Do lado de Lyon 2, ligados à Faculté d’Anthropologie, Sociologie et Science Politique, está o professor Daniel Thin, que trabalha na interface entre Sociologia e Ciência Política; e a professora Sylvia Faure, socióloga que estará realizando atividades acadêmicas no PPGS da UECE por duas semanas, durante o mês de maio.
De acordo com a coordenadora, nas candidaturas apresentadas ao cronograma II de seleção de BPV da Funcap, o PPGS foi o único curso de pós-graduação stricto sensu da UECE a ser contemplado, “evidenciando o importante processo de internacionalização pelo qual passa o Programa, bem como a afirmação da qualidade das pesquisas sociológicas e antropológicas que vem sendo realizadas nos últimos anos”.
Programa de bolsas
O programa de bolsas de Pesquisador Visitante (BPV) da Funcap tem por objetivo fomentar a mobilidade acadêmica, possibilitando a permanência de pesquisadores com comprovada experiência e elevada competência no desenvolvimento da produção científica, tecnológica e de inovação nas instituições de ensino superior (IES) do estado do Ceará.
Os valores concedidos para BPV variam entre R$5.000,00 e R$5.500,00. O tempo máximo de concessão é de 18 meses e o mínimo é de três meses.
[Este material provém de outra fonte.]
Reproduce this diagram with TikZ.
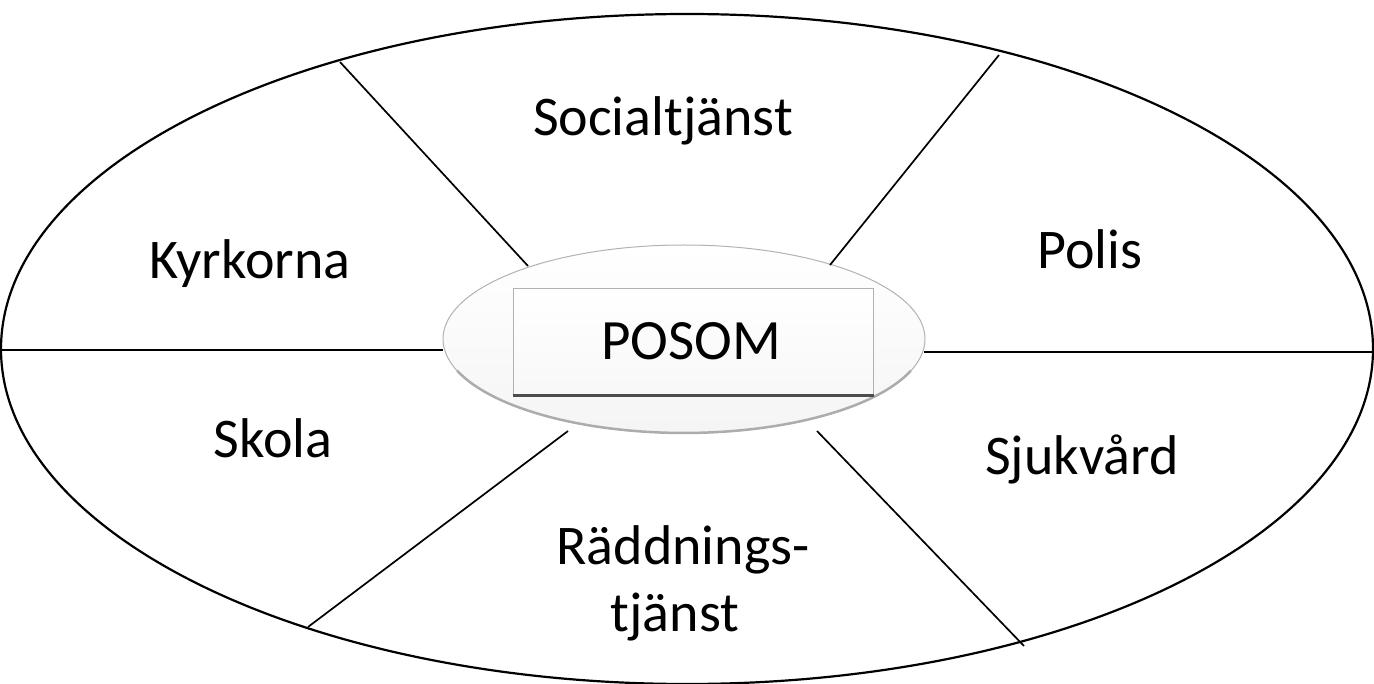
\documentclass[tikz,border=0pt]{standalone}
\usepackage{fontspec}
\setmainfont{Carlito}
\usetikzlibrary{shapes.geometric}
\begin{document}
\begin{tikzpicture}[x=1pt,y=-1pt,
  lbl/.style={anchor=base,inner sep=0pt,font=\fontsize{56}{66}\selectfont},
  spoke/.style={line width=1.7pt,black}]
\useasboundingbox (0,0) rectangle (1374,684);
% outer ellipse
\node[draw,line width=2.2pt,ellipse,minimum width=1372pt,minimum height=670pt,inner sep=0pt] (outer) at (687,349) {};
% inner ellipse
\node[draw=gray!60,line width=1pt,ellipse,minimum width=482pt,minimum height=188pt,inner sep=0pt,
  top color=white,bottom color=gray!8] (inner) at (684,339) {};
\draw[line width=2.5pt,gray!65,line cap=round] (910.5,371.1) arc[start angle=20,end angle=160,x radius=241,y radius=94];
% POSOM box
\node[draw=gray!60,line width=1pt,minimum width=360pt,minimum height=106pt,inner sep=0pt,
  top color=white,bottom color=gray!6] (box) at (693,342) {};
\draw[line width=3pt,gray!60!black] (box.south west) -- (box.south east);
\node[anchor=base,inner sep=0pt,font=\fontsize{57}{66}\selectfont] (posom) at (691,360) {POSOM};
% spoke coordinates
\coordinate (o1) at (340,62);
\coordinate (i1) at (528,266);
\coordinate (o2) at (999,55);
\coordinate (i2) at (830,265);
\coordinate (o3) at (0,350);
\coordinate (i3) at (443,350);
\coordinate (o4) at (1374,352);
\coordinate (i4) at (924,352);
\coordinate (o5) at (308,627);
\coordinate (i5) at (568,431);
\coordinate (o6) at (1024,646);
\coordinate (i6) at (817,431);
\foreach \k in {1,...,6} {\draw[spoke] (o\k) -- (i\k);}
% labels
\node[lbl] (soc) at (663,136) {Socialtjänst};
\node[lbl] (kyr) at (250,279) {Kyrkorna};
\node[lbl] (pol) at (1090,269) {Polis};
\node[lbl] (sko) at (273,457) {Skola};
\node[lbl] (sju) at (1082,475) {Sjukvård};
\node[lbl] (rad) at (683,564) {Räddnings-};
\node[lbl] (tja) at (675,631) {tjänst};
\end{tikzpicture}
\end{document}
De acordo com a Funcap, o benefício tem sido concedido tanto a professores estrangeiros como a pesquisadores de outros estados brasileiros. Os bolsistas ativos atualmente são um americano, dois alemães, um mineiro e um paulista, que desenvolvem pesquisas nas áreas de Metereologia, Física, Medicina e Ecologia.
A Instrução Normativa que regulamenta o programa BPV é de 2009 (Instrução Normativa 08/2009 – Pesquisador Visitante).